The country’s petroleum minister has said that the country’s oil output has dropped 23 per cent from last year to 1.5 million barrels per day, according to Bloomberg News.

“Our average for the year will obviously be dismal,” Emmanuel Kachikwu said earlier this month.

“We have a lot more groups now we need to bring together to have peace.”

Most of those groups are refusing to negotiate with the Nigerian government.

“The charade called ceasefire is in the bid to collect more money from both the federal government and oil companies to be shared between the founders and the boys of the Avengers,” said Greenland Justice Mandate spokesman Aldo Agbalaja on Monday in a statement.

“The Niger Delta Greenland Justice Mandate is still carrying on with this campaign against Nigeria’s oil and gas interest until the federal government does right by our people.”

Each group has a different variation on the Niger Delta Avengers platform varying by ethnicity and region, but all demand greater ownership of oil blocs and a bigger share of crude revenues.

“The issues of resource ownership and management which have been agitating the people over the years have not been addressed,” said Eric Omare, spokesman for the Ijaw Youth Council, a community organization in the heart of the oil-rich riverlands.

“Until these issues are addressed and the people benefit from the oil revenue, peace would continue to elude the Delta region and no amount of security presence can solve the problem.”

An amnesty program introduced by former President Umaru Yar’Adua in 2009 brought peace to the Niger delta after attacks by the Movement for the Emancipation of the Niger Delta (MEND) crippled output.

In return for laying down their arms, militants were handed monthly stipends and given training as divers, welders and farmers.

Yet when President Muhammadu Buhari indicated that he would wind down the costly programme in an effort to trim government spending the region erupted again in violence.

“If the government fails to put concrete plans in place for major infrastructural development in the region - modern hospitals, access roads, schools, market plazas - the negotiation will likely break down,” said Chijioke Nwaozuzu, petroleum economist at the University of Port Harcourt.

“The negotiation could be stalemated.

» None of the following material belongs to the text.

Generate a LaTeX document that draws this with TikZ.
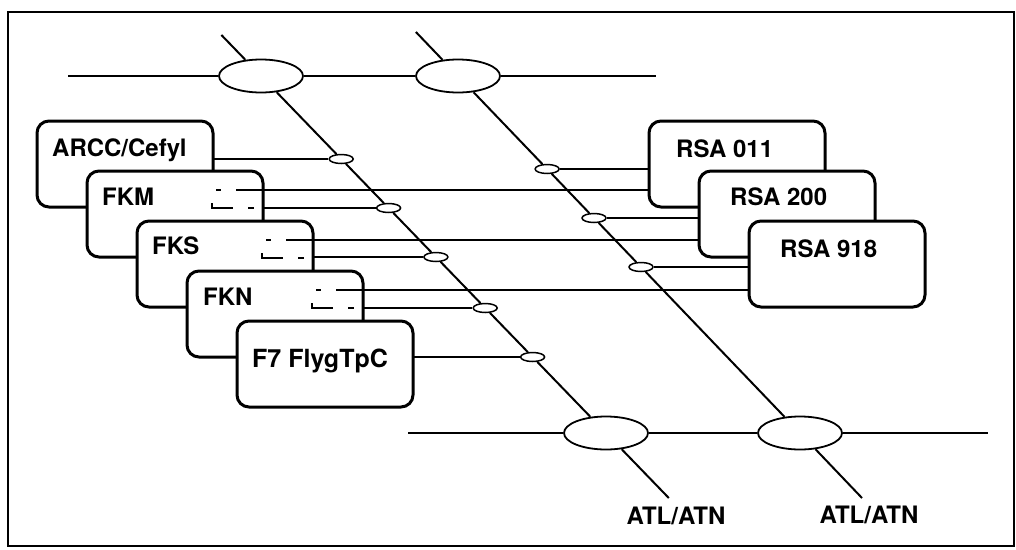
\documentclass[tikz,border=0pt]{standalone}
\usepackage{fontspec}
\setmainfont{TeX Gyre Heros}
\usetikzlibrary{calc,shapes.geometric}

\tikzset{
  unit/.style={draw,line width=3pt,rounded corners=12pt,fill=white,
    minimum width=176pt,minimum height=86pt,inner sep=0pt,outer sep=0pt},
  lbl/.style={font=\fontsize{24}{28}\selectfont\bfseries,inner sep=0pt},
  hub/.style={ellipse,draw,line width=1.8pt,fill=white,
    minimum width=84pt,minimum height=33pt,inner sep=0pt},
  tap/.style={ellipse,draw,line width=1.5pt,fill=white,
    minimum width=24pt,minimum height=9pt,inner sep=0pt},
  wire/.style={line width=2pt},
  hiddenbit/.style={line width=1.4pt},
}

\begin{document}
\begin{tikzpicture}[x=1pt,y=-1pt]
    \useasboundingbox (0,0) rectangle (1016,549);
    \draw[line width=2pt] (8,12) rectangle (1014,546);
    % hubs on the two buses
    \node[hub] (h1) at (261,76) {};
    \node[hub] (h2) at (458,76) {};
    \node[hub] (g1) at (606,433) {};
    \node[hub] (g2) at (800,433) {};
    % taps on the first diagonal
    \node[tap] (t1) at (341.2,159) {};
    \node[tap] (t2) at (388.6,208) {};
    \node[tap] (t3) at (435.9,257) {};
    \node[tap] (t4) at (485.2,308) {};
    \node[tap] (t5) at (532.6,357) {};
    % taps on the second diagonal
    \node[tap] (r1) at (547.1,169) {};
    \node[tap] (r2) at (594,218) {};
    \node[tap] (r3) at (641,267) {};
    % free ends
    \coordinate (u0) at (68,76);
    \coordinate (u9) at (656,76);
    \coordinate (v0) at (408,433);
    \coordinate (v9) at (988,433);
    \coordinate (a0) at (221.4,35);
    \coordinate (a9) at (668.8,498);
    \coordinate (b0) at (415.9,32);
    \coordinate (b9) at (862,498);
    % buses and diagonals
    \draw[wire] (u0) -- (h1) -- (h2) -- (u9);
    \draw[wire] (v0) -- (g1) -- (g2) -- (v9);
    \draw[wire] (a0) -- (h1) -- (t1) -- (t2) -- (t3) -- (t4) -- (t5) -- (g1) -- (a9);
    \draw[wire] (b0) -- (h2) -- (r1) -- (r2) -- (r3) -- (g2) -- (b9);
    % left units
    \node[unit] (arcc) at (125,164) {};
    \node[unit] (fkm) at (175,214) {};
    \node[unit] (fks) at (225,264) {};
    \node[unit] (fkn) at (275,314) {};
    \node[unit] (f7) at (325,364) {};
    % right units
    \node[unit] (rsa1) at (737,164) {};
    \node[unit] (rsa2) at (787,214) {};
    \node[unit] (rsa3) at (837,264) {};
    % labels
    \node[lbl,anchor=base west] (arccT) at ($(arcc.north west)+(15,35)$) {ARCC/Cefyl};
    \node[lbl,anchor=base west] (fkmT) at ($(fkm.north west)+(15,34)$) {FKM};
    \node[lbl,anchor=base west] (fksT) at ($(fks.north west)+(15,33)$) {FKS};
    \node[lbl,anchor=base west] (fknT) at ($(fkn.north west)+(16,34)$) {FKN};
    \node[lbl,anchor=base west,font=\fontsize{25}{29}\selectfont\bfseries] (f7T)
      at ($(f7.north west)+(15,46)$) {F7 FlygTpC};
    \node[lbl,anchor=base west] (rsa1T) at ($(rsa1.north west)+(27,36)$) {RSA 011};
    \node[lbl,anchor=base west] (rsa2T) at ($(rsa2.north west)+(31,34)$) {RSA 200};
    \node[lbl,anchor=base west] (rsa3T) at ($(rsa3.north west)+(31,36)$) {RSA 918};
    \node[lbl,anchor=base] (atl1) at (676,524) {ATL/ATN};
    \node[lbl,anchor=base] (atl2) at (869,523) {ATL/ATN};
    % left units to first diagonal
    \draw[wire] (t1 -| arcc.east) -- (t1);
    \draw[wire] (t2 -| fkm.east) -- (t2);
    \draw[wire] (t3 -| fks.east) -- (t3);
    \draw[wire] (t4 -| fkn.east) -- (t4);
    \draw[wire] (t5 -| f7.east) -- (t5);
    % right units to second diagonal
    \draw[wire] (r1) -- (r1 -| rsa1.west);
    \draw[wire] (r2) -- (r2 -| rsa2.west);
    \draw[wire] (r3) -- (r3 -| rsa3.west);
    % direct links left to right
    \coordinate (fkmU) at ($(fkm.north east)+(-27,19)$);
    \coordinate (fksU) at ($(fks.north east)+(-27,19)$);
    \coordinate (fknU) at ($(fkn.north east)+(-27,19)$);
    \draw[wire] (fkmU) -- (fkmU -| rsa1.west);
    \draw[wire] (fksU) -- (fksU -| rsa2.west);
    \draw[wire] (fknU) -- (fknU -| rsa3.west);
    % hidden line bits
    \foreach \b in {fkm,fks,fkn}{
      \draw[hiddenbit] ($(\b.north east)+(-47,19)$) -- ++(5,0);
      \draw[hiddenbit] ($(\b.north east)+(-51,32)$) -- ++(0,5) -- ++(21,0);
      \draw[hiddenbit] ($(\b.north east)+(-15,37)$) -- ++(6,0);
    }
\end{tikzpicture}
\end{document}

If this is unresolved, it could lead to an escalation of violence,” Nwaozuzu said.

The proliferation of groups makes it more difficult to engineer a comprehensive solution.

Securing a deal with the Avengers may even backfire, said Ecobank energy analyst Dolapo Oni.

“What sort of negotiations are we having with the NDA? What exactly are we offering them to ease the tension, are we offering money? Pipeline contracts? Jobs?” Oni said.

“If the Nigerian government offers the Niger Delta Avengers money, similar to what happened years ago with MEND, that could result in further instability,” Oni said, speaking from Lagos.

“What we could see is infighting between the militant groups, which will still result in sabotage, as that’s how they will take vengeance.”